Leave the pictures out and retype the lines from the beginning through the line with "(title) at (33,51)", both ends included.

## BEGIN Collected material

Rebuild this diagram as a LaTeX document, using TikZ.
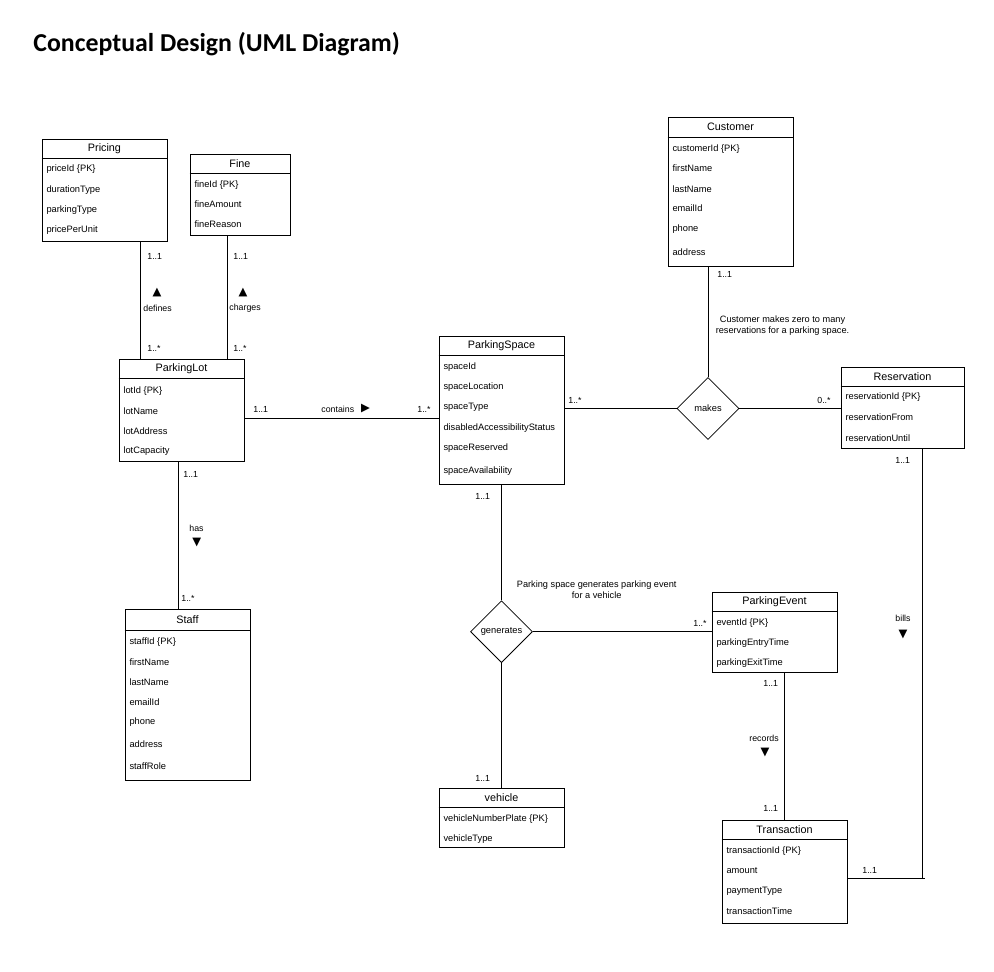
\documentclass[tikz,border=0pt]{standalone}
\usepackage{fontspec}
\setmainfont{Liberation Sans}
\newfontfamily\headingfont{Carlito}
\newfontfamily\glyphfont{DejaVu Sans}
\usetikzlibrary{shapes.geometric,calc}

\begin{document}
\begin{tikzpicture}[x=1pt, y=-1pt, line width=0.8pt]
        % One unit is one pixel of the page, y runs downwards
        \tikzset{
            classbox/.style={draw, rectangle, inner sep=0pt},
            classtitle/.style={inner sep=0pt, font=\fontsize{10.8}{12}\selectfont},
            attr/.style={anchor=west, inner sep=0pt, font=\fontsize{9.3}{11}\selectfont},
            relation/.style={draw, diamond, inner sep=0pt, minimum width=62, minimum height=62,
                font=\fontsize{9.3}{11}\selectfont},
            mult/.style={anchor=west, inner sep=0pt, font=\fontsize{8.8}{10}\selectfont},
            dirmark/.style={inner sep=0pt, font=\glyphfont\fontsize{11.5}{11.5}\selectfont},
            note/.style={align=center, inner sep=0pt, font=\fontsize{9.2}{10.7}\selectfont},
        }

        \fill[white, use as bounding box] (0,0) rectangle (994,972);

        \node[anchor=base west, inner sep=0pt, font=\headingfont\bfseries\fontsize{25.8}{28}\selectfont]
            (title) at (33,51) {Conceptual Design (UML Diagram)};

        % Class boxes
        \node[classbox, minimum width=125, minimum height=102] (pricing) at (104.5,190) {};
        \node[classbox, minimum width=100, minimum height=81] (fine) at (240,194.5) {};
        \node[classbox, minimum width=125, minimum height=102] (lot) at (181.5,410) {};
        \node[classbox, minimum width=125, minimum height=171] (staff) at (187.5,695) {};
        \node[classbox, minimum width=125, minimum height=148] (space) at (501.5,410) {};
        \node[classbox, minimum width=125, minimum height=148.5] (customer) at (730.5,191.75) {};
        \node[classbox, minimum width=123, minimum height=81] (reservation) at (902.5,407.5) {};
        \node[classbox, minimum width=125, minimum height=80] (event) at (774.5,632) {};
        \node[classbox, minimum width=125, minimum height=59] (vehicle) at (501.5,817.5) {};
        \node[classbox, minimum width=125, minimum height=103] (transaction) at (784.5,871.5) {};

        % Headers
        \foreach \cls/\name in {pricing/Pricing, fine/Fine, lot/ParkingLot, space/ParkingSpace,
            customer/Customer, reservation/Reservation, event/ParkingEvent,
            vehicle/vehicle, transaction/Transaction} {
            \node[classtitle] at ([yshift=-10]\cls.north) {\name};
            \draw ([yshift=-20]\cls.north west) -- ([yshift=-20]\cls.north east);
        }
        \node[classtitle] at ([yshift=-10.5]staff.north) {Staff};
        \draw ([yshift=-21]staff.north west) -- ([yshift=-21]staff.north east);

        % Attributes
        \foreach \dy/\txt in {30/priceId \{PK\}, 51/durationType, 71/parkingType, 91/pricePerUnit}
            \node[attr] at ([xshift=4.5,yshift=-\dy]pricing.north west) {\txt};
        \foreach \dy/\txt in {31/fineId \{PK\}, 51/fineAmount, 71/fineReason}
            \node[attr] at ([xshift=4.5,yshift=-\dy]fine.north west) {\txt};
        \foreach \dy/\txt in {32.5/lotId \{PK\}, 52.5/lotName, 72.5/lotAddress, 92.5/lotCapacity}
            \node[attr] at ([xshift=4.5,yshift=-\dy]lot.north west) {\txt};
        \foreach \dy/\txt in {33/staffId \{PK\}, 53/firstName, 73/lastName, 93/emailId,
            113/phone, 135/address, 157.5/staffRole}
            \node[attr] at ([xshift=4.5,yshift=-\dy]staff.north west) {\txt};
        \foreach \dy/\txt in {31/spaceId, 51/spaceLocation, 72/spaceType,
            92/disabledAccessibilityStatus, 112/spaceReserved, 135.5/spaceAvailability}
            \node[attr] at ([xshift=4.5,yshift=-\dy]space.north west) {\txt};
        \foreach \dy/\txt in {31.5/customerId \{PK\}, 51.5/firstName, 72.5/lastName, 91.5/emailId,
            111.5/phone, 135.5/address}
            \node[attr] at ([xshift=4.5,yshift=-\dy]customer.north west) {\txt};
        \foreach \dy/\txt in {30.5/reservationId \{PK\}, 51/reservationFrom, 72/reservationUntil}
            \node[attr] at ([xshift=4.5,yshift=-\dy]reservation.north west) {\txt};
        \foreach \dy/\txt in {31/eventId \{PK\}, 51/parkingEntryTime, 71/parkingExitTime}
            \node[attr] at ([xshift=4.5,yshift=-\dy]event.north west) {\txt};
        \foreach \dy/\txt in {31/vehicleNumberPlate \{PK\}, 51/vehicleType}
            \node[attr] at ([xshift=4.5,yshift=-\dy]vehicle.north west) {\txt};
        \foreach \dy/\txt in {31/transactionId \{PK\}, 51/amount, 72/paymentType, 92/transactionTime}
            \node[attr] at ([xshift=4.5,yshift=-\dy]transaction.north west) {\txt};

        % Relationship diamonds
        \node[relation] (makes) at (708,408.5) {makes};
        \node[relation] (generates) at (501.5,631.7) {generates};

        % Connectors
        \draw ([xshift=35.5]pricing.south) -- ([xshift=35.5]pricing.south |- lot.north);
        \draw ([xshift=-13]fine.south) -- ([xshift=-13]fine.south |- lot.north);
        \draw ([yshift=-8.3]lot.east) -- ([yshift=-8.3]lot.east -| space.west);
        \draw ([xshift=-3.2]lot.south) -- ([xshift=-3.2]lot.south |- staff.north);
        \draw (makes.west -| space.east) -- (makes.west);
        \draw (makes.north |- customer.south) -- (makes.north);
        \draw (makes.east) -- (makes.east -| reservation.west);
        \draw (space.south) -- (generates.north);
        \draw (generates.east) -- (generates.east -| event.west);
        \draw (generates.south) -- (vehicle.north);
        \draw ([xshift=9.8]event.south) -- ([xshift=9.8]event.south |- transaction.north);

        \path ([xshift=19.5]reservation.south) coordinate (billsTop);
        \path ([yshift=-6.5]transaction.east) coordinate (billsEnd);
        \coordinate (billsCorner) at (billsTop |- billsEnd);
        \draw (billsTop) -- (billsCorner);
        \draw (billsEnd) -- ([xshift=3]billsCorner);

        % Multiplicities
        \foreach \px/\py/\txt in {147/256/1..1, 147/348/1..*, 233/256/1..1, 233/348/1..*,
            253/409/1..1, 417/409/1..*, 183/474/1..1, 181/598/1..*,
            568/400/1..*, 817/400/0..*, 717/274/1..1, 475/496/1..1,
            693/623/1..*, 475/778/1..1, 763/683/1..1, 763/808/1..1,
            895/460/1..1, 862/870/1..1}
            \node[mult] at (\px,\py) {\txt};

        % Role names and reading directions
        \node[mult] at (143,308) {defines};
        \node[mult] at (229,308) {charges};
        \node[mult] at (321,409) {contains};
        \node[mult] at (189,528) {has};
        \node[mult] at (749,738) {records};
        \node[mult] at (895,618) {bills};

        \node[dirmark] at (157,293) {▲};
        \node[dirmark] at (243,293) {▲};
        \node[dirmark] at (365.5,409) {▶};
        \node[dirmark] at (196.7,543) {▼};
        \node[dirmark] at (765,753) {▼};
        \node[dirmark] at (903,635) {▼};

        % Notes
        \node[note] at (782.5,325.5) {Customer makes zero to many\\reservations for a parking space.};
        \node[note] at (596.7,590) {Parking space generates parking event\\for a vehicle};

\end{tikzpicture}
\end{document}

## END Collected material

Expected output:
Rebuild this diagram as a LaTeX document, using TikZ.
\documentclass[tikz,border=0pt]{standalone}
\usepackage{fontspec}
\setmainfont{Liberation Sans}
\newfontfamily\headingfont{Carlito}
\newfontfamily\glyphfont{DejaVu Sans}
\usetikzlibrary{shapes.geometric,calc}

\begin{document}
\begin{tikzpicture}[x=1pt, y=-1pt, line width=0.8pt]
        % One unit is one pixel of the page, y runs downwards
        \tikzset{
            classbox/.style={draw, rectangle, inner sep=0pt},
            classtitle/.style={inner sep=0pt, font=\fontsize{10.8}{12}\selectfont},
            attr/.style={anchor=west, inner sep=0pt, font=\fontsize{9.3}{11}\selectfont},
            relation/.style={draw, diamond, inner sep=0pt, minimum width=62, minimum height=62,
                font=\fontsize{9.3}{11}\selectfont},
            mult/.style={anchor=west, inner sep=0pt, font=\fontsize{8.8}{10}\selectfont},
            dirmark/.style={inner sep=0pt, font=\glyphfont\fontsize{11.5}{11.5}\selectfont},
            note/.style={align=center, inner sep=0pt, font=\fontsize{9.2}{10.7}\selectfont},
        }

        \fill[white, use as bounding box] (0,0) rectangle (994,972);

        \node[anchor=base west, inner sep=0pt, font=\headingfont\bfseries\fontsize{25.8}{28}\selectfont]
            (title) at (33,51) {Conceptual Design (UML Diagram)};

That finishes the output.